AFAIK this is correct since the macro body is getting tokenized when the preprocessor sees a #define and the unnecessary whitespace is ignored.

if not, then this seems like an improvement, but maybe better for a separate patch?)

To clarify, minimizeSourceToDependencyDirectives() is only used for testing purposes, once we get the tokens of the directives then we use them directly during preprocessing, so there's no place for preserving the unnecessary whitespace. This change is just inherent to the difference in implementation for minimization vs tokenization.

dexonsmith added inline comments.May 21 2022, 12:13 PM
clang/unittests/Lex/DependencyDirectivesScannerTest.cpp
175

SGTM! Thanks for explaining. (I’ll let others review in detail!)

jansvoboda11 accepted this revision.May 23 2022, 5:16 AM

LGTM, nice cleanup!
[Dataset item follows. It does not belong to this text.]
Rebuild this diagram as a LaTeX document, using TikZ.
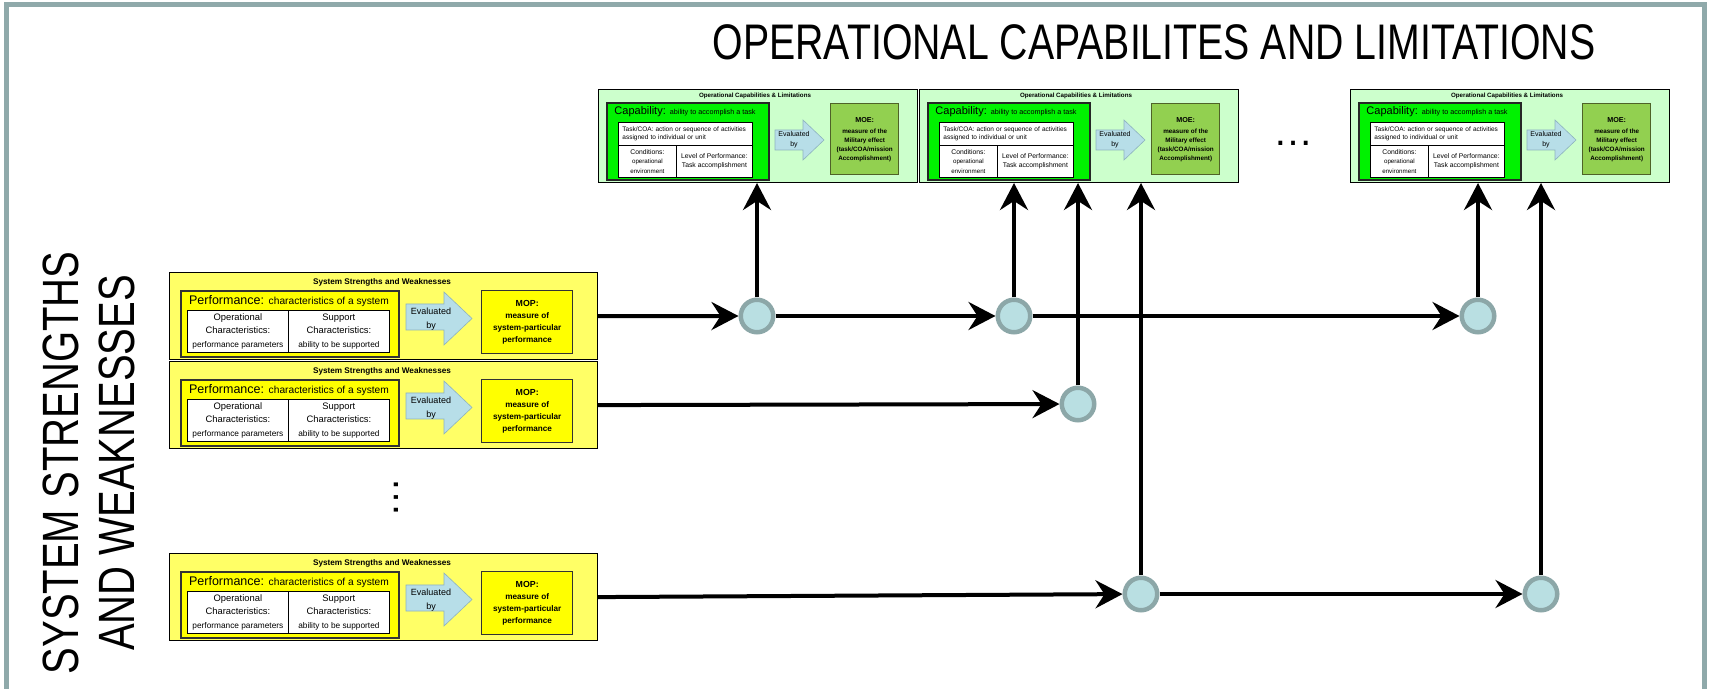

Left a couple of nits.

clang/lib/Lex/DependencyDirectivesScanner.cpp
148

Can you add a comment explaining the relationship between the members?

clang/unittests/Lex/DependencyDirectivesScannerTest.cpp
114

What's the reason being these changes?

This revision is now accepted and ready to land.May 23 2022, 5:16 AM
akyrtzi updated this revision to Diff 431429.May 23 2022, 11:00 AM
akyrtzi marked an inline comment as done.

Add documentation comments for a couple of fields of Scanner in DependencyDirectivesScanner.cpp

akyrtzi marked an inline comment as done.May 23 2022, 11:02 AM
akyrtzi added inline comments.
clang/lib/Lex/DependencyDirectivesScanner.cpp
148

Done!

clang/unittests/Lex/DependencyDirectivesScannerTest.cpp
114

Originally the directive 'tokens' were:

cxx_export_decl,
cxx_module_decl,
cxx_import_decl,

While all the other token kinds were representing one top-level directive, cxx_export_decl was different in that it was treated like a "modifier" for cxx_module_decl or cxx_import_decl. But this inconsistency did not affect anything since the preprocessor was reading the minimized sources and the cxx_* tokens were generally ignored.

After these changes the preprocessor reads sets of ("one top-level directive kind" + "array of tokens for the directive") and I thought it's a bit better to keep all the directive kinds consistent as representing "one top-level directive", thus I made the change for directive kinds to be:

cxx_module_decl,
cxx_import_decl,
cxx_export_module_decl,
cxx_export_import_decl,

in which case "export module" is treated as a separate top-level directive kind than "module".